Het is een verademing voor de hele werkvloer. Alhoewel het personeel voorheen rekening hield met de lange doorlooptijd, konden ze toch nooit blind uitgaan van hun planning. “De vorige apparatuur was zo ontzettend storingsgevoelig”, verzucht Ab Knol, manager van de productgroep Missiles. “Regelmatig kwam het voor dat we daardoor ook moesten doorwerken in de avonduren en weekenden. Het werk moest immers wel op tijd af, want de transporten van en naar het buitenland stonden dan al vast. Je kunt je voorstellen dat geleide wapens niet zomaar met elke vrachtwagen of vliegtuig mee mogen. Bovendien kunnen we hier beperkte voorraden houden. Uitlopen in de tijd was dus simpelweg geen optie.” 

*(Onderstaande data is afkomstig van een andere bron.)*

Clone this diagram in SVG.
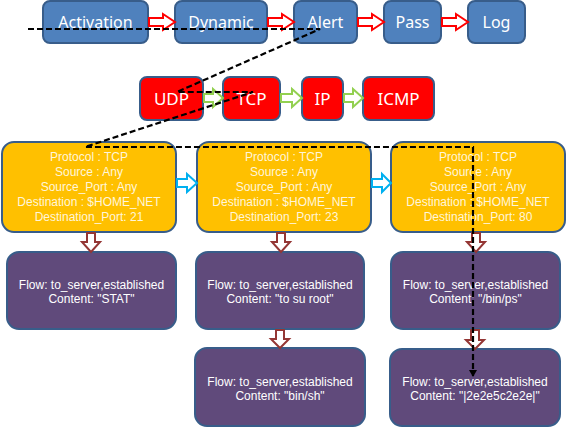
<svg xmlns="http://www.w3.org/2000/svg" width="567" height="428" viewBox="0 0 567 428">
<defs>
<style>
text{font-family:"Noto Sans","Open Sans","DejaVu Sans",sans-serif;text-anchor:middle}
.top{fill:#4F81BD;stroke:#385D8A;stroke-width:2}
.top-t{fill:#FFFFFF;font-size:16px}
.red{fill:#FF0000;stroke:#385D8A;stroke-width:2}
.red-t{fill:#FFFFFF;font-size:17px}
.yel{fill:#FFC000;stroke:#385D8A;stroke-width:2}
.yel-t{fill:#FFF6DA;font-size:12px;font-family:"Liberation Sans",Arial,sans-serif}
.pur{fill:#604A7B;stroke:#385D8A;stroke-width:2}
.pur-t{fill:#FFFFFF;font-size:12px;font-family:"Liberation Sans",Arial,sans-serif}
.ar-red{fill:#FFFFFF;stroke:#FF0000;stroke-width:2;stroke-linejoin:miter}
.ar-grn{fill:#FFFFFF;stroke:#92D050;stroke-width:2}
.ar-blu{fill:#FFFFFF;stroke:#00B0F0;stroke-width:2}
.ar-dk{fill:#FFFFFF;stroke:#943634;stroke-width:2}
.dash{fill:none;stroke:#000000;stroke-width:2.2;stroke-dasharray:6,3}
</style>
<marker id="ah" markerWidth="8" markerHeight="8" refX="6" refY="4" orient="auto" markerUnits="userSpaceOnUse">
<path d="M0,0 L7,4 L0,8 z" fill="#000"/>
</marker>
</defs>

<g id="activation"><rect class="top" x="43" y="1" width="105" height="42" rx="7"/><text class="top-t" x="95.5" y="28">Activation</text></g>
<g id="dynamic"><rect class="top" x="175" y="1" width="92" height="42" rx="7"/><text class="top-t" x="221" y="28">Dynamic</text></g>
<g id="alert"><rect class="top" x="294" y="1" width="63" height="42" rx="7"/><text class="top-t" x="325.5" y="28">Alert</text></g>
<g id="pass"><rect class="top" x="384" y="1" width="57" height="42" rx="7"/><text class="top-t" x="412.5" y="28">Pass</text></g>
<g id="log"><rect class="top" x="468" y="1" width="57" height="42" rx="7"/><text class="top-t" x="496.5" y="28">Log</text></g>

<g id="udp"><rect class="red" x="140" y="77" width="63" height="43" rx="7"/><text class="red-t" x="171.5" y="104.5">UDP</text></g>
<g id="tcp"><rect class="red" x="223" y="77" width="57" height="43" rx="7"/><text class="red-t" x="251.5" y="104.5">TCP</text></g>
<g id="ip"><rect class="red" x="302" y="77" width="41" height="43" rx="7"/><text class="red-t" x="322.5" y="104.5">IP</text></g>
<g id="icmp"><rect class="red" x="363" y="77" width="71" height="43" rx="7"/><text class="red-t" x="398.5" y="104.5">ICMP</text></g>

<g id="rule21"><rect class="yel" x="2" y="142" width="174" height="90" rx="12"/>
<text class="yel-t" x="89" y="161">Protocol : TCP</text><text class="yel-t" x="89" y="176">Source : Any</text><text class="yel-t" x="89" y="191">Source_Port : Any</text><text class="yel-t" x="89" y="206">Destination : $HOME_NET</text><text class="yel-t" x="89" y="221">Destination_Port: 21</text></g>
<g id="rule23"><rect class="yel" x="197" y="142" width="174" height="90" rx="12"/>
<text class="yel-t" x="284" y="161">Protocol : TCP</text><text class="yel-t" x="284" y="176">Source : Any</text><text class="yel-t" x="284" y="191">Source_Port : Any</text><text class="yel-t" x="284" y="206">Destination : $HOME_NET</text><text class="yel-t" x="284" y="221">Destination_Port: 23</text></g>
<g id="rule80"><rect class="yel" x="391" y="142" width="174" height="90" rx="12"/>
<text class="yel-t" x="478" y="161">Protocol : TCP</text><text class="yel-t" x="478" y="176">Source : Any</text><text class="yel-t" x="478" y="191">Source_Port : Any</text><text class="yel-t" x="478" y="206">Destination : $HOME_NET</text><text class="yel-t" x="478" y="221">Destination_Port: 80</text></g>

<g id="flow-stat"><rect class="pur" x="7" y="252" width="169" height="77" rx="12"/><text class="pur-t" x="91.5" y="289">Flow: to_server,established</text><text class="pur-t" x="91.5" y="303">Content: "STAT"</text></g>
<g id="flow-su"><rect class="pur" x="196" y="252" width="168" height="77" rx="12"/><text class="pur-t" x="280" y="289">Flow: to_server,established</text><text class="pur-t" x="280" y="303">Content: "to su root"</text></g>
<g id="flow-ps"><rect class="pur" x="391" y="252" width="169" height="77" rx="12"/><text class="pur-t" x="475.5" y="289">Flow: to_server,established</text><text class="pur-t" x="475.5" y="303">Content: "/bin/ps"</text></g>
<g id="flow-sh"><rect class="pur" x="195" y="348" width="170" height="78" rx="12"/><text class="pur-t" x="280" y="386">Flow: to_server,established</text><text class="pur-t" x="280" y="400">Content: "bin/sh"</text></g>
<g id="flow-hex"><rect class="pur" x="390" y="349" width="170" height="77" rx="12"/><text class="pur-t" x="475" y="386">Flow: to_server,established</text><text class="pur-t" x="475" y="400">Content: "|2e2e5c2e2e|"</text></g>

<g id="connectors">
<polygon class="ar-red" points="149,18 163,18 163,14 175,22 163,30 163,26 149,26"/>
<polygon class="ar-red" points="268,18 282,18 282,14 294,22 282,30 282,26 268,26"/>
<polygon class="ar-red" points="358,18 372,18 372,14 384,22 372,30 372,26 358,26"/>
<polygon class="ar-red" points="442,18 456,18 456,14 468,22 456,30 456,26 442,26"/>
<polygon class="ar-grn" points="204,94 213,94 213,89 223,98 213,107 213,102 204,102"/>
<polygon class="ar-grn" points="281,94 292,94 292,89 302,98 292,107 292,102 281,102"/>
<polygon class="ar-grn" points="344,94 353,94 353,89 363,98 353,107 353,102 344,102"/>
<polygon class="ar-blu" points="177,179 187,179 187,174 197,183 187,192 187,187 177,187"/>
<polygon class="ar-blu" points="372,179 382,179 382,174 391,183 382,192 382,187 372,187"/>
<polygon class="ar-dk" points="87,233 87,242 82,242 91,252 100,242 95,242 95,233"/>
<polygon class="ar-dk" points="277,233 277,242 272,242 281,252 290,242 285,242 285,233"/>
<polygon class="ar-dk" points="472,233 472,242 467,242 476,252 485,242 480,242 480,233"/>
<polygon class="ar-dk" points="276,330 276,339 271,339 280,348 289,339 284,339 284,330"/>
<polygon class="ar-dk" points="471,330 471,340 466,340 475,349 484,340 479,340 479,330"/>
<path class="dash" d="M28,29 H320 L177,92 H253 L85,147 H473 V376" marker-end="url(#ah)"/>
</g>
</svg>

Locatiehoofd Peter van Dam met een foto van de oude controlekamer. Dit model MK612 was erg storingsgevoelig. De nieuwe MK698 is dan ook een verademing.
De nieuw ingerichte werkplaats is sinds september operationeel. In december openden manager Ab Knol (l.) en directeur Materiele Instandhouding CDR (TD) Peter Knipping de ruimte officieel, in het bijzijn van de bondgenoten. (Foto: Herman Zonderland.)

Zekere voor het onzekere

Met het nieuwe staaltje techniek is de organisatie klaar voor de toekomst. Nu onderhouden en testen de medewerkers zo’n 250 geleide wapens per jaar, dat moeten er over 3 jaar circa 300 zijn. De wapens komen rechtstreeks uit de fabriek in Amerika of uit de opslag. Van Dam: “We testen ze altijd voor gebruik en nemen daarmee het zekere voor het onzekere. Ongebruikte opgeslagen geleide wapens controleren we periodiek op functionaliteit.” 

Medewerkers in dit deel van de productgroep onderhouden naast de SM-2 en ESSM ook de NATO Seasparrow Missile (NSSM, zie foto). Dit model heeft zijn eigen testopstelling.
Geleide wapens worden volgens strenge eisen verpakt en getransporteerd.

Samen investeren

De apparatuur is een gezamenlijke aanschaf van de Deense, Duitse, Noorse en Nederlandse marine. “Ongeveer 13 jaar geleden besloten de landen om samen te investeren in een testcentrum”, legt het locatiehoofd uit. “De keuze viel op Den Helder in verband met de goede bereikbaarheid en de ervaring die we hier al hadden op het gebied van werken met andere geleide wapens en munitie. Sinds de jaren ’70 onderhouden we hier al de Harpoons van Duitsland en Nederland. Later kwamen daar ook die van België, Denemarken, Griekenland en Portugal bij.”

De Defensie Speciale Producten, locatie Chathamweg, telt zo’n 100 medewerkers. Het werk aan de geleide wapens wordt gedaan door ruim 30 burgers en militairen, in 3 werkplaatsen.

‘Anders had het hele instandhoudingsproces platgelegen’

Pure noodzaak

De vernieuwing van de testopstelling was overigens pure noodzaak. “We zijn er op tijd bij geweest met de vervanging”, zegt Van Dam enigszins opgelucht. “Sommige reserveonderdelen waren gewoonweg niet meer verkrijgbaar. Ondanks alle storingen, bleven echte defecten gelukkig uit. Anders had het hele instandhoudingsproces platgelegen. Je kunt je niet voorstellen wat dat voor impact op onze missies had gehad…”

De luchtvochtigheid en temperatuur in de werkplaatsen zijn geoptimaliseerd voor het onderhouden en testen van geleide wapens. Op de foto een Harpoon.